▶ _Problem to solve_
The listing below must be repeated word for word, with its images excluded.

▶ _Given material_
##############################
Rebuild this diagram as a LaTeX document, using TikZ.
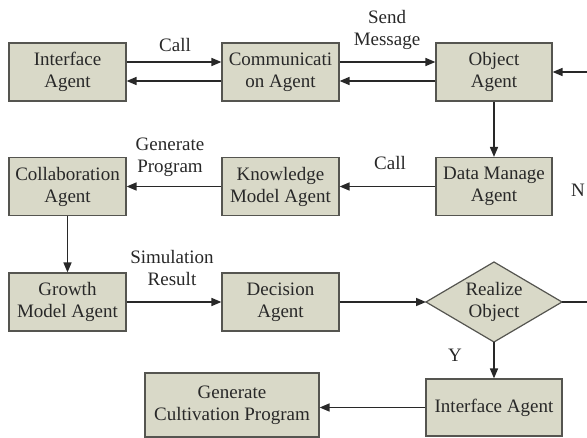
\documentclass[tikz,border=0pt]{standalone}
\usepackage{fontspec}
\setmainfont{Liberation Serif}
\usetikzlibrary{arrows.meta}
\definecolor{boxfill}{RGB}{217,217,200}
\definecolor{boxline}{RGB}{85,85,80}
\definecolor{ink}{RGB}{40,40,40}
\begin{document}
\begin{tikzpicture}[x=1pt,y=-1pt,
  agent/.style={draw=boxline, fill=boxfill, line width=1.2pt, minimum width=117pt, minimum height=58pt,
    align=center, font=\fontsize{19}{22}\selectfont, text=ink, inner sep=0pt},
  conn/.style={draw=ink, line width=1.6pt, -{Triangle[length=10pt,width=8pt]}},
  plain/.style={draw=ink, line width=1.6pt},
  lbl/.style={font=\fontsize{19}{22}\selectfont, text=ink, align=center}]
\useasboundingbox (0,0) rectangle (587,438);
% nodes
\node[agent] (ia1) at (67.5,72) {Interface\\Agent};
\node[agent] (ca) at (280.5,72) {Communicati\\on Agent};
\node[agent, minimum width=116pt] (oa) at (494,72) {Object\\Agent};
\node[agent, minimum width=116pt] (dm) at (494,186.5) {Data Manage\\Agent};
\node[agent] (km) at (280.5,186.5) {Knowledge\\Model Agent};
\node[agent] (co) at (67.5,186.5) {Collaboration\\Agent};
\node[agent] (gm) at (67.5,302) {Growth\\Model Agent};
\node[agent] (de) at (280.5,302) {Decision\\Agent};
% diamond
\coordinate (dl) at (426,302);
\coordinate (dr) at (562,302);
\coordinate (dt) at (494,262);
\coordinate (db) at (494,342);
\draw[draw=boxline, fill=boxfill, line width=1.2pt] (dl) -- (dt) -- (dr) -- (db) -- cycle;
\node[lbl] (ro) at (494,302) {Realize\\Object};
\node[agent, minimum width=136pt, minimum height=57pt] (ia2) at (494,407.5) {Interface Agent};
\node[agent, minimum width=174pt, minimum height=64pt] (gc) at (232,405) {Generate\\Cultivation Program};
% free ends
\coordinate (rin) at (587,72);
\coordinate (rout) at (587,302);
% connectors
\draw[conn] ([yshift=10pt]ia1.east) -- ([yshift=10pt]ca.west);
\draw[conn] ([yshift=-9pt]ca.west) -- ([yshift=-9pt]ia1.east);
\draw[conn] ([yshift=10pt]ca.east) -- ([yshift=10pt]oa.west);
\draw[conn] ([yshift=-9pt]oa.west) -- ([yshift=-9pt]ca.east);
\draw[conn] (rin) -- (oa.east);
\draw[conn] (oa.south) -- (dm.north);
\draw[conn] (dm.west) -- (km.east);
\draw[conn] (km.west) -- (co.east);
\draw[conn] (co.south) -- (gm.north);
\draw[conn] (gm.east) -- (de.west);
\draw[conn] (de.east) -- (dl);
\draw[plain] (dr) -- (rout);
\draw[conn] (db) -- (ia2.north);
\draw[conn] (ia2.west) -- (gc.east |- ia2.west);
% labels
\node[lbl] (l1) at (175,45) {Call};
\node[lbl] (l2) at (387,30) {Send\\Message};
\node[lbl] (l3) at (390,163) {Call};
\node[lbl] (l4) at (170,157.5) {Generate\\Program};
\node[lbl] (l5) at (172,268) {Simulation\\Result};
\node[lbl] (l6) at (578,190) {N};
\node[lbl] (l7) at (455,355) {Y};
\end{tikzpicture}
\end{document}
##############################
▶ _Solution to the exercise_
Rebuild this diagram as a LaTeX document, using TikZ.
\documentclass[tikz,border=0pt]{standalone}
\usepackage{fontspec}
\setmainfont{Liberation Serif}
\usetikzlibrary{arrows.meta}
\definecolor{boxfill}{RGB}{217,217,200}
\definecolor{boxline}{RGB}{85,85,80}
\definecolor{ink}{RGB}{40,40,40}
\begin{document}
\begin{tikzpicture}[x=1pt,y=-1pt,
  agent/.style={draw=boxline, fill=boxfill, line width=1.2pt, minimum width=117pt, minimum height=58pt,
    align=center, font=\fontsize{19}{22}\selectfont, text=ink, inner sep=0pt},
  conn/.style={draw=ink, line width=1.6pt, -{Triangle[length=10pt,width=8pt]}},
  plain/.style={draw=ink, line width=1.6pt},
  lbl/.style={font=\fontsize{19}{22}\selectfont, text=ink, align=center}]
\useasboundingbox (0,0) rectangle (587,438);
% nodes
\node[agent] (ia1) at (67.5,72) {Interface\\Agent};
\node[agent] (ca) at (280.5,72) {Communicati\\on Agent};
\node[agent, minimum width=116pt] (oa) at (494,72) {Object\\Agent};
\node[agent, minimum width=116pt] (dm) at (494,186.5) {Data Manage\\Agent};
\node[agent] (km) at (280.5,186.5) {Knowledge\\Model Agent};
\node[agent] (co) at (67.5,186.5) {Collaboration\\Agent};
\node[agent] (gm) at (67.5,302) {Growth\\Model Agent};
\node[agent] (de) at (280.5,302) {Decision\\Agent};
% diamond
\coordinate (dl) at (426,302);
\coordinate (dr) at (562,302);
\coordinate (dt) at (494,262);
\coordinate (db) at (494,342);
\draw[draw=boxline, fill=boxfill, line width=1.2pt] (dl) -- (dt) -- (dr) -- (db) -- cycle;
\node[lbl] (ro) at (494,302) {Realize\\Object};
\node[agent, minimum width=136pt, minimum height=57pt] (ia2) at (494,407.5) {Interface Agent};
\node[agent, minimum width=174pt, minimum height=64pt] (gc) at (232,405) {Generate\\Cultivation Program};
% free ends
\coordinate (rin) at (587,72);
\coordinate (rout) at (587,302);
% connectors
\draw[conn] ([yshift=10pt]ia1.east) -- ([yshift=10pt]ca.west);
\draw[conn] ([yshift=-9pt]ca.west) -- ([yshift=-9pt]ia1.east);
\draw[conn] ([yshift=10pt]ca.east) -- ([yshift=10pt]oa.west);
\draw[conn] ([yshift=-9pt]oa.west) -- ([yshift=-9pt]ca.east);
\draw[conn] (rin) -- (oa.east);
\draw[conn] (oa.south) -- (dm.north);
\draw[conn] (dm.west) -- (km.east);
\draw[conn] (km.west) -- (co.east);
\draw[conn] (co.south) -- (gm.north);
\draw[conn] (gm.east) -- (de.west);
\draw[conn] (de.east) -- (dl);
\draw[plain] (dr) -- (rout);
\draw[conn] (db) -- (ia2.north);
\draw[conn] (ia2.west) -- (gc.east |- ia2.west);
% labels
\node[lbl] (l1) at (175,45) {Call};
\node[lbl] (l2) at (387,30) {Send\\Message};
\node[lbl] (l3) at (390,163) {Call};
\node[lbl] (l4) at (170,157.5) {Generate\\Program};
\node[lbl] (l5) at (172,268) {Simulation\\Result};
\node[lbl] (l6) at (578,190) {N};
\node[lbl] (l7) at (455,355) {Y};
\end{tikzpicture}
\end{document}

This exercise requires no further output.